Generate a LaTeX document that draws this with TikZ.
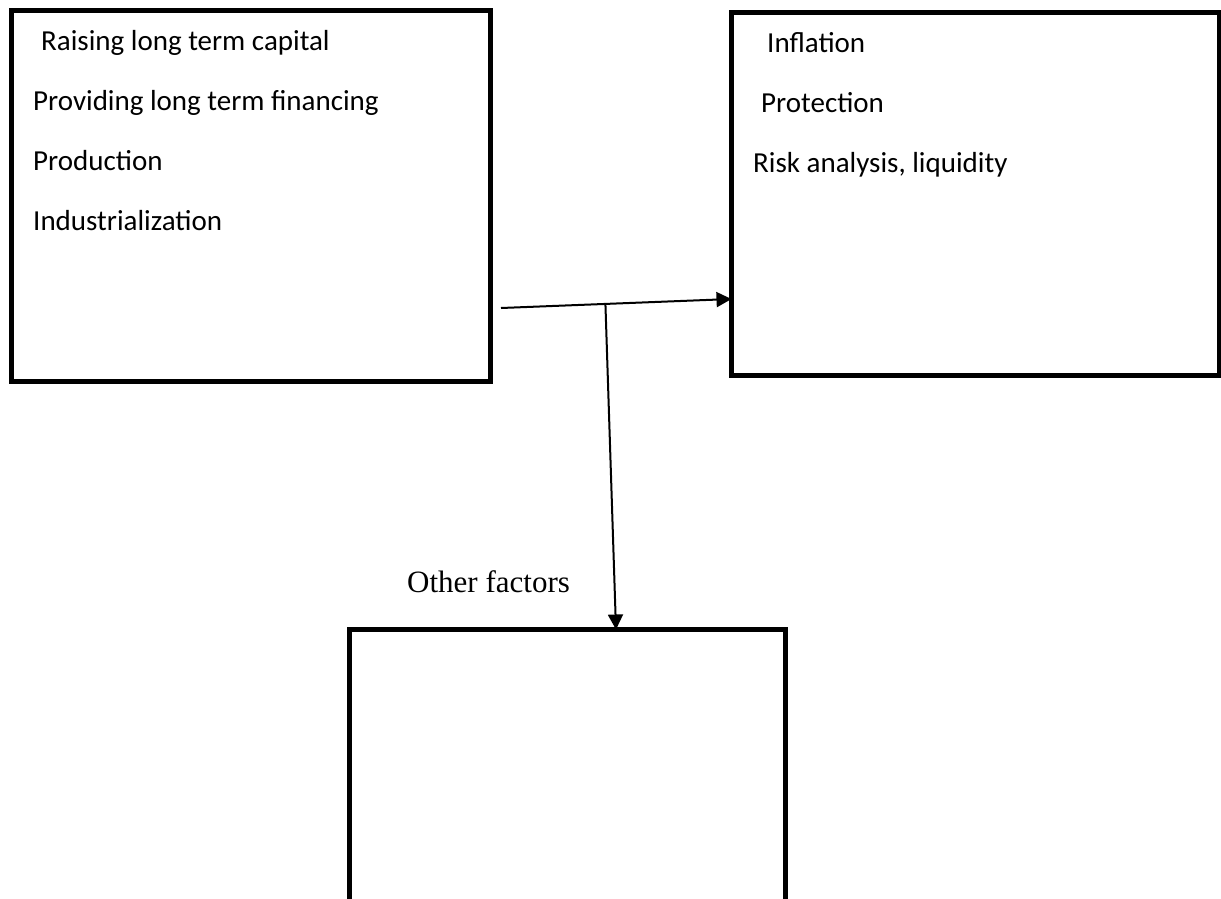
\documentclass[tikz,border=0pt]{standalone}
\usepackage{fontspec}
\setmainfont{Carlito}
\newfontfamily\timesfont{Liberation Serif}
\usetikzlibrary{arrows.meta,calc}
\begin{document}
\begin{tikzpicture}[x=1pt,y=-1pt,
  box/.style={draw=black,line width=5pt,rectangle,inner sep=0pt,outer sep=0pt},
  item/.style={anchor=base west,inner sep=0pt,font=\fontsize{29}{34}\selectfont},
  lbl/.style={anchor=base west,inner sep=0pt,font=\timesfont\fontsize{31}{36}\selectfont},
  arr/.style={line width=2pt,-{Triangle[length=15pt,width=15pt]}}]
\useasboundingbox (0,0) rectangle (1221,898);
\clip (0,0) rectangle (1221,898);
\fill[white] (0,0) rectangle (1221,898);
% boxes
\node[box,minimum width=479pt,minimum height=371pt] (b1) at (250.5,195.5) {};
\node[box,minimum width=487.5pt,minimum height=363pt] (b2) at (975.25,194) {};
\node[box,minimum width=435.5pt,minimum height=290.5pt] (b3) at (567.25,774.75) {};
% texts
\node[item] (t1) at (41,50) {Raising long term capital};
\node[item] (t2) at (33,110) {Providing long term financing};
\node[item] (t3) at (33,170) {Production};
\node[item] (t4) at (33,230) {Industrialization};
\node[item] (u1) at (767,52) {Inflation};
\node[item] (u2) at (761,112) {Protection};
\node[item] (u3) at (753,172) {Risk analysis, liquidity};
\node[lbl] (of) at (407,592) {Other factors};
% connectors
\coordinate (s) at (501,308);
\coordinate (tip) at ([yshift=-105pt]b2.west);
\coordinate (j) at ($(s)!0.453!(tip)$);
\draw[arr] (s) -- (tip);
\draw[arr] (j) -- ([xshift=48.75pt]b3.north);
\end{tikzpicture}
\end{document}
######
**Instructions for the task**
Reproduce the listing exactly. Leave its pictures out.

**Task output**
Generate a LaTeX document that draws this with TikZ.
\documentclass[tikz,border=0pt]{standalone}
\usepackage{fontspec}
\setmainfont{Carlito}
\newfontfamily\timesfont{Liberation Serif}
\usetikzlibrary{arrows.meta,calc}
\begin{document}
\begin{tikzpicture}[x=1pt,y=-1pt,
  box/.style={draw=black,line width=5pt,rectangle,inner sep=0pt,outer sep=0pt},
  item/.style={anchor=base west,inner sep=0pt,font=\fontsize{29}{34}\selectfont},
  lbl/.style={anchor=base west,inner sep=0pt,font=\timesfont\fontsize{31}{36}\selectfont},
  arr/.style={line width=2pt,-{Triangle[length=15pt,width=15pt]}}]
\useasboundingbox (0,0) rectangle (1221,898);
\clip (0,0) rectangle (1221,898);
\fill[white] (0,0) rectangle (1221,898);
% boxes
\node[box,minimum width=479pt,minimum height=371pt] (b1) at (250.5,195.5) {};
\node[box,minimum width=487.5pt,minimum height=363pt] (b2) at (975.25,194) {};
\node[box,minimum width=435.5pt,minimum height=290.5pt] (b3) at (567.25,774.75) {};
% texts
\node[item] (t1) at (41,50) {Raising long term capital};
\node[item] (t2) at (33,110) {Providing long term financing};
\node[item] (t3) at (33,170) {Production};
\node[item] (t4) at (33,230) {Industrialization};
\node[item] (u1) at (767,52) {Inflation};
\node[item] (u2) at (761,112) {Protection};
\node[item] (u3) at (753,172) {Risk analysis, liquidity};
\node[lbl] (of) at (407,592) {Other factors};
% connectors
\coordinate (s) at (501,308);
\coordinate (tip) at ([yshift=-105pt]b2.west);
\coordinate (j) at ($(s)!0.453!(tip)$);
\draw[arr] (s) -- (tip);
\draw[arr] (j) -- ([xshift=48.75pt]b3.north);
\end{tikzpicture}
\end{document}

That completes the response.